Marsh has taught financial literacy in the School of Nursing since 2014.
“If you don’t really learn it, you’ll never feel confident talking about it [with a partner or employer],” she said. Her goal is to empower students with knowledge to know what to do now, and continue their financial literacy education.
Nursing, like many professions, can be a high-stress job and involves unpaid time training under a working professional for undergraduate students preparing for licensure.
Many students in the School of Nursing’s RN-BS completion track are working as registered nurses while returning to finish their undergraduate degree. These students often have family or other financial considerations that are unique compared to many traditional undergraduate students who have yet to apply for licensure.
In the School of Nursing financial literacy class, students discuss emergency planning using cash and credit, investment and homeownership, saving for retirement, insurance management, and managing finances in a marriage or partnership.

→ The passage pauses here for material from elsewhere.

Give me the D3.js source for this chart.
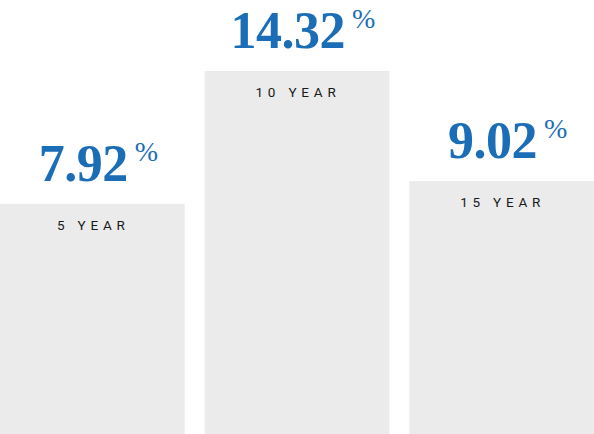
<!DOCTYPE html>
<html>
<head>
<meta charset="utf-8">
<script src="https://cdn.jsdelivr.net/npm/d3@7"></script>
<style>
  html, body { margin: 0; padding: 0; background: #ffffff; }
  svg { display: block; }
</style>
</head>
<body>
<svg id="chart" width="594" height="434"></svg>
<script>
// ---- data ----
const categories = ["5 YEAR", "10 YEAR", "15 YEAR"];
const returns = [7.92, 14.32, 9.02];
const valueLabels = ["7.92", "14.32", "9.02"];
const percentSymbol = "%";

// ---- layout ----
const W = 594, H = 434;
const topMargin = 71;
const svg = d3.select("#chart");

const x = d3.scaleBand()
  .domain(categories)
  .range([0, W])
  .paddingInner(0.0976)
  .paddingOuter(0);

const y = d3.scaleLinear()
  .domain([-3.17, d3.max(returns)])
  .range([H, topMargin]);

const rows = categories.map((c, i) => ({ cat: c, v: returns[i], label: valueLabels[i] }));

const g = svg.selectAll("g.bar").data(rows).join("g").attr("class", "bar");

g.append("rect")
  .attr("x", d => x(d.cat))
  .attr("y", d => y(d.v))
  .attr("width", x.bandwidth())
  .attr("height", d => H - y(d.v))
  .attr("fill", "#ebebeb");

// category label inside bar
g.append("text")
  .attr("x", d => x(d.cat) + x.bandwidth() / 2 + 1)
  .attr("y", d => y(d.v) + 26)
  .attr("text-anchor", "middle")
  .attr("font-family", "Roboto, 'Open Sans', sans-serif")
  .attr("font-weight", 400)
  .attr("font-size", 13.5)
  .attr("letter-spacing", 4.8)
  .attr("fill", "#1a1a1a")
  .text(d => d.cat);

// value labels above bar
g.each(function(d) {
  const sel = d3.select(this);
  const baseline = y(d.v) - 23;
  const num = sel.append("text")
    .attr("y", baseline)
    .attr("font-family", "'Liberation Serif', 'Times New Roman', serif")
    .attr("font-weight", 700)
    .attr("font-size", 52)
    .attr("letter-spacing", -0.5)
    .attr("fill", "#1b6eb6")
    .text(d.label);
  const pct = sel.append("text")
    .attr("y", baseline - 20)
    .attr("font-family", "'Liberation Serif', 'Times New Roman', serif")
    .attr("font-weight", 400)
    .attr("font-size", 28)
    .attr("fill", "#1b6eb6")
    .text(percentSymbol);
  const wN = num.node().getComputedTextLength();
  const wP = pct.node().getComputedTextLength();
  const gap = 7;
  const cx = x(d.cat) + x.bandwidth() / 2 + 6;
  const start = cx - (wN + gap + wP) / 2;
  num.attr("x", start);
  pct.attr("x", start + wN + gap);
});
</script>
</body>
</html>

Students also learn several different budgeting philosophies to help determine what works best for their lifestyle, and develop a personalized list of extra-curricular financial education resources where they can continue to develop their financial literacy after the course ends.
In addition to more effectively managing their income at home, Marsh feels that this course prepares students to advocate for themselves in negotiating benefits in the workplace.
“Nurses who are confident in having these conversations [at home] can also have these conversations in leadership positions,” she said.
Marsh teaches the financial literacy course year round. In the past six years, Marsh says every section has been “close to or completely full.”